Unemployment has been rising since 2003, with large numbers of jobs lost in firms which are export dependent. 1200 Massey Ferguson jobs went in Coventry, 1300 from Alstom, 1050 from Wedgwood, then Royal Doulton, MG Rover and the HP factories closed - though all continue to manufacture abroad. Unemployment is continuing to escalate with 500 firms bankrupted nationwide in the first quarter of this year. Cllr Reg Corns reported 2000 job losses in the West Midlands in June and by October unemployment was the highest for six years.

For stability and long-term survival, we need firms that are not dependent on export sales and affected by changes in demand or currency values. Many small businesses and worker co-operatives are in this category.

Mary Holmes, who updated the worker co-operative database in 2002 wrote: “In a world awash with lyrical corporate mission statements about ‘excellence', ‘service' and ‘ethical dimensions' worker co-ops actually have their values at the centre of the business not just as add-on extras”.

The 1976 Common Ownership Act ensured a sounder structure than earlier enterprises, like the short-lived Triumph Meriden co-operative; capital is held in trust and profits are reinvested in the firm and the local community. Ernest Bader worked to bring this act into being. He gave his own company to his workers and his son Godric continues to promote the concept of trusteeship: enterprise controlled democratically and managed in trust for the health and welfare of society as a whole.

In the West Midlands there are fewer worker co-ops than in many other parts of the country.

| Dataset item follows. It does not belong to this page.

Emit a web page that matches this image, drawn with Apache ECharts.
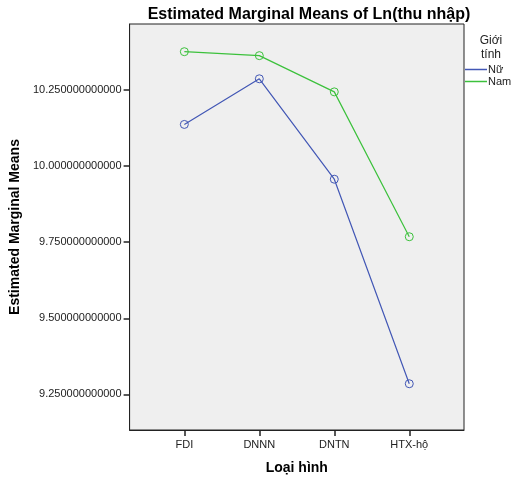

They include Barhale, a civil engineering firm based in Walsall, Sage Wholefoods Co-op in Moseley, The Foster Care Co-operative in Malvern, Badger, a GP Emergency Rota giving out of hours service in Birmingham & District, the Urban Gardening Co-op, providing housing association services in Handsworth and the Asian Funeral Service in Tipton.

Many people in firms which are threatened with closure could consider setting up their own worker co-operative or setting up an employee buyout like the miners of the Tower Colliery in South Wales. Co-operative and Community Finance, a revolving fund set up under the 1976 Act, offers loans without security to people with a good business plan.

In the Birmingham Mail this week Jon Birkin wrote: “I suggest the HP workers set up alone, brand-stretch with something like HiP Sauce . . .”

It could be done - and we could decide to buy it!